Technology executives prioritized operational efficiency, while other C-suite leaders saw potential productivity gains undermined by inconsistencies in digital workspace tools for remote and in-office employees, according to the MSP, which surveyed 1,000 executives in the U.S., Europe, and the Asia-Pacific region.
Unisys also found a lack of agreement over generative AI use cases in IT services. Nearly three-quarters of IT leaders viewed the technology as a key to reducing downtime. Fewer than one-third of business executives agreed.
“AI alone isn't enough,” Patrycja Sobera, SVP and GM of Digital Workplace Solutions at Unisys, said in a release accompanying the report. “Alignment across business and IT leaders is essential to sustain momentum and realize the full potential of digital workplace transformation.”
IT services providers are under siege from AI assistants trained to rapidly respond to help-desk queries and chew through open tickets. At the same time, enterprises are looking to MSPs for help implementing the technology.
Unisys has felt the pinch. The company’s quarterly revenue declined 7.4% to $460 million during the three months ending Sept. 30, despite what CEO and President Michael Thomson characterized in a Q3 2025 earnings release as “momentum in our newer AI solutions.”
The AI boom is creating challenges and opportunities in IT services, according to Omdia research. While the analyst firm expected MSP revenues to grow 13% in aggregate last year, the number of providers anticipating revenue growth declined.
“The pricing environment remains competitive,” Thomson said during a November earnings call. “Clients want to share in the AI cost savings, and, in some cases, their expectations may be unrealistic.”
Realizing value
Inflated hopes led to disappointing results, according to an August Unisys report. While most organizations planned to increase generative AI investments, only slightly more than one-third said they were prepared to support large-scale AI workloads.
“There's an equal amount of hype as there is an equal amount of practicality in the adoption of these AI models,” Thomson said. “We're taking a tack to really try to be very conscious around setting the right expectations with our clients, not promising things we can't deliver.”
Unisys integrated AI into a broader, ongoing effort to modernize its field operations and pivot to a user-experience model for IT services. In addition to tracking IT service ticket resolution speed, the company has prioritized outcome quality, with AI assisting its field technicians.
The ‘effort required’ investment
In the last three years, Unisys spent roughly $10 million to upgrade its IT service management platform, Sobera told Channel Dive. The company also pivoted from service-level metrics to an experience-level model.
Traditionally, service providers met with clients on a monthly or quarterly basis, with data showing quick response time to service calls, Sobera said. A closer look often revealed that only a small percentage of calls were resolved on first contact.
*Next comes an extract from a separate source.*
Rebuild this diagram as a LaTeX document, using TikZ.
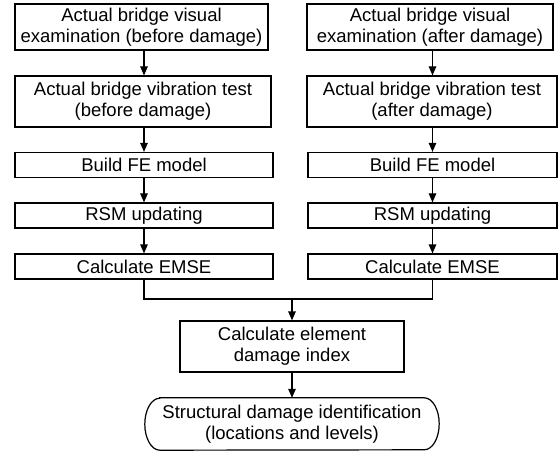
\documentclass[tikz,border=0pt]{standalone}
\usepackage{fontspec}
\setmainfont{Liberation Sans}
\usetikzlibrary{arrows.meta}
\begin{document}
\begin{tikzpicture}[x=1pt,y=-1pt,
  every node/.style={font=\fontsize{18.5}{21}\selectfont},
  stepbox/.style={draw,line width=1.2pt,inner sep=0pt,align=center,
    minimum height=#1},
  stepbox/.default=25pt,
  endbox/.style={inner sep=0pt,align=center,
    minimum height=52pt,minimum width=294pt},
  flow/.style={line width=1.2pt,-{Triangle[length=9pt,width=7.5pt]}},
  link/.style={line width=1.2pt}]
\useasboundingbox (0,0) rectangle (558,452);

% left column: before damage
\node[stepbox=46pt,minimum width=253pt] (L1) at (141.5,27)
  {Actual bridge visual\\examination (before damage)};
\node[stepbox=51pt,minimum width=256pt] (L2) at (143,101.5)
  {Actual bridge vibration test\\(before damage)};
\node[stepbox,minimum width=258pt] (L3) at (144,165) {Build FE model};
\node[stepbox,minimum width=258pt] (L4) at (144,215.5) {RSM updating};
\node[stepbox,minimum width=258pt] (L5) at (144,266.5) {Calculate EMSE};

% right column: after damage
\node[stepbox=46pt,minimum width=246pt] (R1) at (430,27)
  {Actual bridge visual\\examination (after damage)};
\node[stepbox=51pt,minimum width=250pt] (R2) at (432,101.5)
  {Actual bridge vibration test\\(after damage)};
\node[stepbox,minimum width=249pt] (R3) at (432.5,165) {Build FE model};
\node[stepbox,minimum width=249pt] (R4) at (432.5,215.5) {RSM updating};
\node[stepbox,minimum width=249pt] (R5) at (432.5,266.5) {Calculate EMSE};

% merged steps
\node[stepbox=51pt,minimum width=224pt] (M) at (292,346.5)
  {Calculate element\\damage index};
\node[endbox] (T) at (292,424)
  {Structural damage identification\\(locations and levels)};
% terminal outline with elliptical ends
\draw[link] ([xshift=15pt]T.north west) -- ([xshift=-15pt]T.north east)
  arc[start angle=90, end angle=-90, x radius=15pt, y radius=26pt]
  -- ([xshift=15pt]T.south west)
  arc[start angle=270, end angle=90, x radius=15pt, y radius=26pt]
  -- cycle;

% arrows within the columns
\draw[flow] (L1.south -| L3.south) -- (L2.north -| L3.south);
\draw[flow] (L2.south -| L3.south) -- (L3.north);
\draw[flow] (L3) -- (L4);
\draw[flow] (L4) -- (L5);
\draw[flow] (R1.south -| R3.south) -- (R2.north -| R3.south);
\draw[flow] (R2.south -| R3.south) -- (R3.north);
\draw[flow] (R3) -- (R4);
\draw[flow] (R4) -- (R5);

% joining the two columns
\coordinate (J) at (292,299);
\draw[link] (L5.south) |- (J);
\draw[link] (R5.south) |- (J);
\draw[flow] (J) -- (M.north);
\draw[flow] (M) -- (T.north);
\end{tikzpicture}
\end{document}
The next step could take several days.
Experiential metrics track the ease with which employees can complete processes such as onboarding or switch between home and office working environments, as well as how quickly and effectively service tickets are resolved.
Unisys has leveraged an AI scheduling system to speed up responses in the field and knowledge management tools to improve outcomes. The technology has deepened the company’s bench of IT talent, according to Sobera.
“We haven't necessarily, through traditional ways of working, attracted many young people to being a field technician,” Sobera said. “But we're seeing through our partners and through our own talent acquisition and feedback that there is more confidence entering this space.”